Here are some mindfulness practices you can try for five or 10 minutes a day to see what works best for your personal style. Schedule the time in your calendar and hold it sacred:
Sit in silence and notice where your mind goes
Meditate (whatever that means to you)
Breathe deeply and slowly, focusing on your exhalations and inhalations
Knit
Journal
Walk, stretch or take a quick jog
In terms of cultivating mindfulness in the presence of others, start by avoiding distractions. Put away your phone, don't glance at email. Do this in all your meetings, and encourage everyone else to do the same. Don't multitask. Turn off your monitor during one-on-ones. Create an environment that allows singular concentration and respectful focus.
2. Listen more, talk less.
The first step is to practice presence enough to be still and in the moment, but the next step is true engagement. Presence can be somewhat passive, but empathy requires you to actively listen and hear what is going on for someone else. You cannot do this if you are talking all the time. Instead of always charging in with, "This is what I think you should do," ask for input and reflect on the response you receive.
Empathetic leadership requires restraint to listen to people's experiences, stories and perspectives, and draw patterns from that information, over and over again.
When leaders talk constantly and bulldoze other speakers, they broadcast callousness. When leaders talk less and listen more, the message they send is that opinions other than their own actually matter. These humble servant-leaders are relatable, approachable and inspirational.
So practice active listening. Let people vent, talk and express themselves before you jump in with your responses. Don't chomp at the bit waiting for your turn to speak; pay attention to the information you're being given. Doing so will give you access to a wealth of insight that your colleagues and direct reports are eager to share.
3. Be curious.
One of the key traits of highly empathic people (HEPs) is that they have an insatiable curiosity about strangers. They find other people more interesting than themselves, are eager to learn about lives and worldviews different from their own. Their natural openness helps them understand the world from multiple perspectives.
Go beyond idle chit chat, and ask your team about their personal lives (as appropriate) so you can understand what drives them or what might be informing their state of mind on a given day. One executive director I know begins all Monday staff meetings with having everyone talk about what is going on for them personally before they dive into business. When someone offers a solution with which you may not agree, instead of immediately shooting it down, get playfully curious: Why do they feel this will work? What challenges can they envision? What gains do they predict? Have others tried it this way? Why couldn't this work?

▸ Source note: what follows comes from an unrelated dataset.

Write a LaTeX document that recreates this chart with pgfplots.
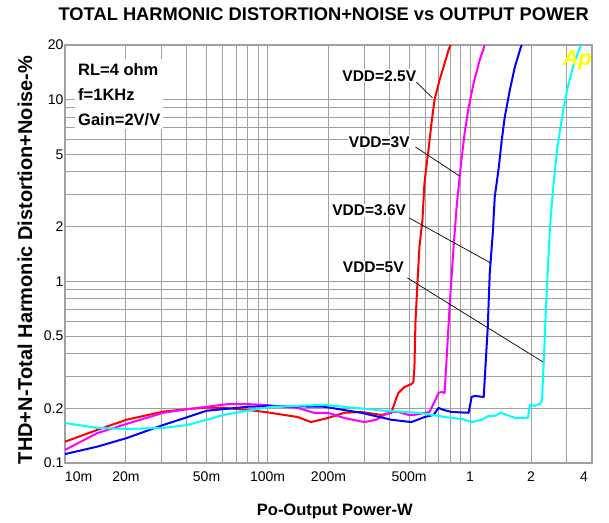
\documentclass[border=0pt]{standalone}
\usepackage{fontspec}
\setmainfont{Liberation Sans}
\usepackage{pgfplots}
\pgfplotsset{compat=1.18}
\definecolor{gridgray}{RGB}{160,160,160}
\definecolor{apyellow}{RGB}{255,255,0}
\begin{document}
\begin{tikzpicture}
\begin{axis}[
  xmode=log, ymode=log,
  scale only axis, width=527pt, height=418pt,
  xmin=0.01, xmax=4, ymin=0.1, ymax=20,
  xtick={0.01,0.02,0.05,0.1,0.2,0.5,1,2,4},
  xticklabels={\makebox[0pt][l]{10m},20m,50m,100m,200m,500m,1,2,\makebox[0pt][r]{4\hspace{4pt}}},
  minor xtick={0.03,0.04,0.06,0.07,0.08,0.09,0.3,0.4,0.6,0.7,0.8,0.9,3},
  ytick={0.1,0.2,0.5,1,2,5,10,20},
  yticklabels={0.1,0.2,0.5,1,2,5,10,20},
  minor ytick={0.3,0.4,0.6,0.7,0.8,0.9,3,4,6,7,8,9},
  grid=both,
  major grid style={gridgray, line width=1pt},
  minor grid style={gridgray, line width=1pt},
  axis line style={gridgray, line width=1.5pt},
  major tick length=0pt, minor tick length=0pt,
  ticklabel style={font=\fontsize{14}{16}\selectfont},
  xticklabel style={yshift=-5pt},
  yticklabel style={xshift=2pt},
  title={TOTAL HARMONIC DISTORTION+NOISE vs OUTPUT POWER},
  title style={font=\bfseries\fontsize{18.3}{20}\selectfont, at={(0.491,1.0431)}, anchor=base},
  xlabel={Po-Output Power-W},
  xlabel style={font=\bfseries\fontsize{16.5}{18}\selectfont, at={(0.512,-0.1244)}, anchor=base},
  ylabel={THD+N-Total Harmonic Distortion+Noise-\%},
  ylabel style={font=\bfseries\fontsize{20}{22}\selectfont, at={(-0.0626,0.486)}, anchor=base, rotate=0},
  every axis plot/.append style={no marks, line width=2pt, line join=round},
]
% VDD=2.5V
\addplot[color={rgb,255:red,255;green,0;blue,0}] coordinates {
(0.0100,0.131) (0.01441,0.152) (0.0201,0.173) (0.0306,0.192) (0.0403,0.198)
(0.0500,0.202) (0.0607,0.201) (0.0799,0.196) (0.1003,0.190) (0.1413,0.179)
(0.1639,0.168) (0.1991,0.177) (0.2389,0.189) (0.2901,0.191) (0.3646,0.184)
(0.4087,0.189) (0.4182,0.204) (0.4327,0.228) (0.4426,0.243) (0.4740,0.262)
(0.5134,0.272) (0.5253,0.279) (0.5313,0.338) (0.5374,0.590) (0.5498,0.980)
(0.5625,1.55) (0.5821,2.18) (0.5955,3.48) (0.6234,5.29) (0.6451,7.44)
(0.6677,9.96) (0.7070,12.84) (0.7400,15.13) (0.7833,18.77) (0.8013,20)
};
% VDD=3V
\addplot[color={rgb,255:red,255;green,0;blue,255}] coordinates {
(0.0100,0.118) (0.01441,0.146) (0.0201,0.164) (0.0306,0.189) (0.0403,0.198)
(0.0500,0.204) (0.0636,0.211) (0.0799,0.211) (0.0959,0.209) (0.1413,0.201)
(0.1696,0.189) (0.1991,0.189) (0.2389,0.177) (0.3002,0.168) (0.3443,0.173)
(0.3773,0.184) (0.4087,0.191) (0.4426,0.191) (0.4961,0.184) (0.5313,0.184)
(0.6306,0.191) (0.6677,0.217) (0.6989,0.243) (0.7233,0.246) (0.7485,0.243)
(0.7656,0.369) (0.7923,0.723) (0.8293,1.55) (0.8582,2.57) (0.8983,4.26)
(0.9402,6.56) (0.9842,9.12) (1.042,12.36) (1.116,16.54) (1.181,20)
};
% VDD=3.6V
\addplot[color={rgb,255:red,0;green,0;blue,255}] coordinates {
(0.0100,0.112) (0.01441,0.123) (0.0201,0.137) (0.0306,0.162) (0.0403,0.179)
(0.0500,0.194) (0.0607,0.198) (0.0799,0.204) (0.1038,0.206) (0.1902,0.204)
(0.2901,0.189) (0.4087,0.173) (0.5134,0.168) (0.5955,0.179) (0.6600,0.184)
(0.6989,0.201) (0.7400,0.196) (0.8106,0.191) (0.9842,0.189) (1.018,0.231)
(1.054,0.234) (1.168,0.231) (1.181,0.287) (1.223,0.561) (1.251,1.11)
(1.295,1.85) (1.324,2.91) (1.387,4.26) (1.434,6.00) (1.484,8.03)
(1.572,11.31) (1.664,15.13) (1.782,19.50) (1.80,20)
};
% VDD=5V
\addplot[color={rgb,255:red,0;green,255;blue,255}] coordinates {
(0.0100,0.166) (0.01441,0.156) (0.0201,0.154) (0.0306,0.156) (0.0403,0.162)
(0.0500,0.173) (0.0607,0.184) (0.0799,0.194) (0.1038,0.204) (0.1902,0.209)
(0.3773,0.194) (0.5562,0.189) (0.8106,0.177) (0.9086,0.175) (1.018,0.168)
(1.141,0.173) (1.237,0.182) (1.324,0.182) (1.418,0.189) (1.519,0.184)
(1.664,0.177) (1.931,0.177) (1.975,0.209) (2.091,0.206) (2.239,0.214)
(2.265,0.222) (2.317,0.384) (2.371,0.723) (2.425,1.20) (2.481,1.99)
(2.567,3.18) (2.688,5.29) (2.846,8.03) (3.013,11.31) (3.263,15.93)
(3.495,19.50) (3.55,20)
};
% conditions box
\node[anchor=north west, fill=white, inner xsep=3pt, inner ysep=4pt, align=left,
  font=\bfseries\fontsize{16.5}{25}\selectfont] at (rel axis cs:0.019,0.9665)
  {RL=4 ohm\\f=1KHz\\Gain=2V/V};
% curve labels with leader lines
\draw[black, line width=0.7pt] (axis cs:0.5435,12.51) -- (axis cs:0.6525,10.22);
\draw[black, line width=0.7pt] (axis cs:0.5374,5.49) -- (axis cs:0.888,3.80);
\draw[black, line width=0.7pt] (axis cs:0.5017,2.23) -- (axis cs:1.265,1.262);
\draw[black, line width=0.7pt] (axis cs:0.4904,1.044) -- (axis cs:2.291,0.360);
\node[fill=white, inner sep=1pt, font=\bfseries\fontsize{15.5}{17}\selectfont] at (axis cs:0.3563,13.51) {VDD=2.5V};
\node[fill=white, inner sep=1pt, font=\bfseries\fontsize{15.5}{17}\selectfont] at (axis cs:0.3563,5.85) {VDD=3V};
\node[fill=white, inner sep=1pt, font=\bfseries\fontsize{15.5}{17}\selectfont] at (axis cs:0.3178,2.47) {VDD=3.6V};
\node[fill=white, inner sep=1pt, font=\bfseries\fontsize{15.5}{17}\selectfont] at (axis cs:0.3328,1.20) {VDD=5V};
% logo
\node[text=apyellow, font=\bfseries\itshape\fontsize{22}{24}\selectfont] at (rel axis cs:0.972,0.964) {Ap};
\coordinate (LL) at (rel axis cs:0,0);
\end{axis}
\pgfresetboundingbox
\path[use as bounding box] (LL) ++(-65pt,-59pt) rectangle ++(609pt,522pt);
\end{tikzpicture}
\end{document}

Are there times you need to be decisive and swift? Absolutely. Nothing drives a team battier than an indecisive leader who constantly requires consensus before taking action. But if you prudently choose empathy as your input gathering mode before making a final decision, the team will notice -- even if the decision is not the one certain individuals would have wanted you to make. And all that listening will pay off later because you will better understand how to communicate that decision and deliver the message for the best team result.